Having good communication with the investors is essential in order to understand what they want in return. Though most of the angel investors are accredited, still at some points, they want their money back. After all, it’s not a charity. So both parties should be very clear about the investing agreement before moving any further.
Friends and family can also be angel investors for your business. You may need to go through many people to get the investment for your startup as it’s tough to match both sides’ requirements. But don’t get frustrated; keep trying. A few successes are all you need.
How do venture capitalists work?
Venture capitalists are much available and the firms are managed by professionals. They have the tendency to take higher risks with an expectation of high exponential growth. If you are looking for significant investment for your startup, you should get venture capital.
Though you don’t have to find out the venture capitalists like angel investors, it’d be challenging to convince the venture capitalists. The decision-making team of venture capitalists firms is very picky in choosing businesses to invest in.
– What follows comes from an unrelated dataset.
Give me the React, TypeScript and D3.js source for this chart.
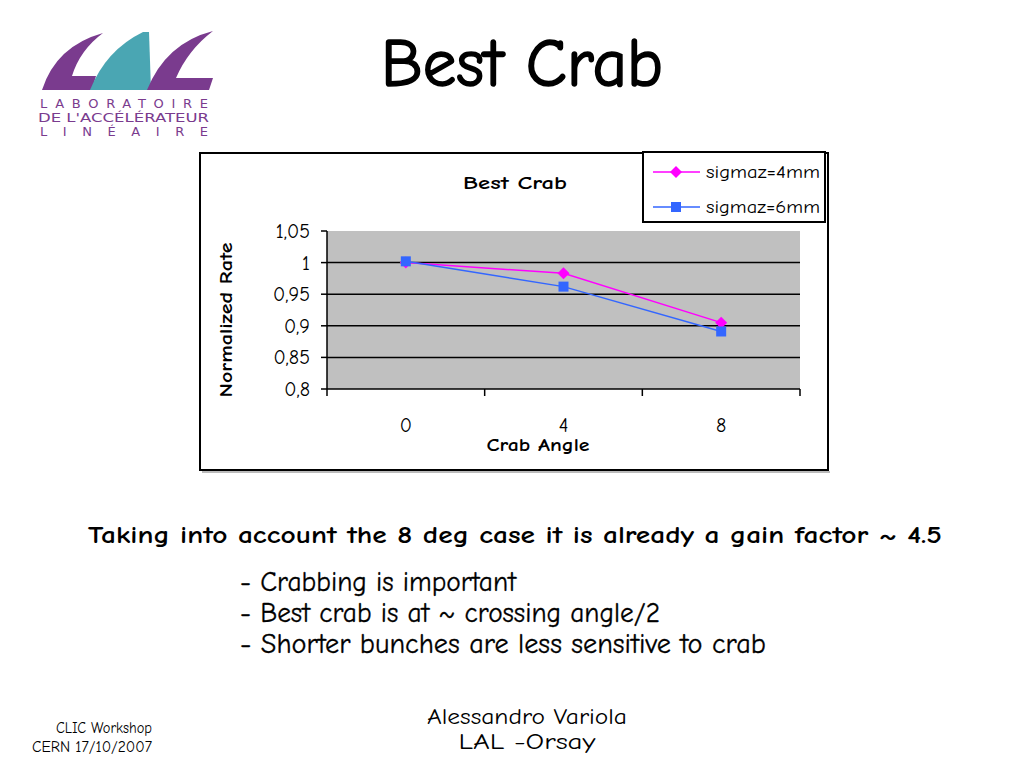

Now, if you’d like to have the venture capital for your business, you have to prove that you’re worthy. Being passionate and enthusiastic about your business is not enough in this case. These qualities may work as a positive catalyst if you can provide them with some living proof of your business’s achievement like winning an award, handling obstacles that might have caused your business to shut down, and so on.
Most importantly, these all will be reviewed by a bunch of professional credit risk analysts. So, it won’t be helpful for you if you present some filler content about your business.
Generally, venture capitalists invest in long-term business. They have the tendency to stick with your business until it becomes a successful one. They intend to interfere in your business and have veto power. In most cases, it works for the best for your business as the venture capitalists are really experienced and experts in these fields.
So, with an exciting and innovative business idea, you can actually be benefitted by taking their suggestions.
What Are The Differences Between An Angel Investor And A Venture Capitalist?
The main difference between angel investors and venture capitalists is the amount of investment they offer. An angel investor often works alone and provides less investment as he/she doesn’t wanna take a higher risk like a venture capitalist.
On the other hand, venture capitalists working as a group offer a vast amount and stick for a long time with the business until it gets its maturity to pay off the money.
Angel investors may or may not be involved in your business. There are no hard and fast rules. In contrast, venture capitalists are bound to guide you if you need them. You have to take their decisions in making your business strategy, management, and recruitment policy.
It’s more likely for angel investors to invest in early startup projects. You need to pitch your idea to them and make them believe that your product or service is something that people are craving. It’s also easier to convince an individual than a team.
On the contrary, venture capitalists invest in running or developed companies with a positive growth rate, which may later help the company have rapid growth and go public.
At the end of the day, you need to be aware of your company’s value that you’re thinking of negotiating to get the investment. Getting an investment is a vital point for your business to grow. Just make sure it’d be worth it before choosing one. I hope all the details of angel investor vs venture capitalists helps you to take the right decision for boosting your business.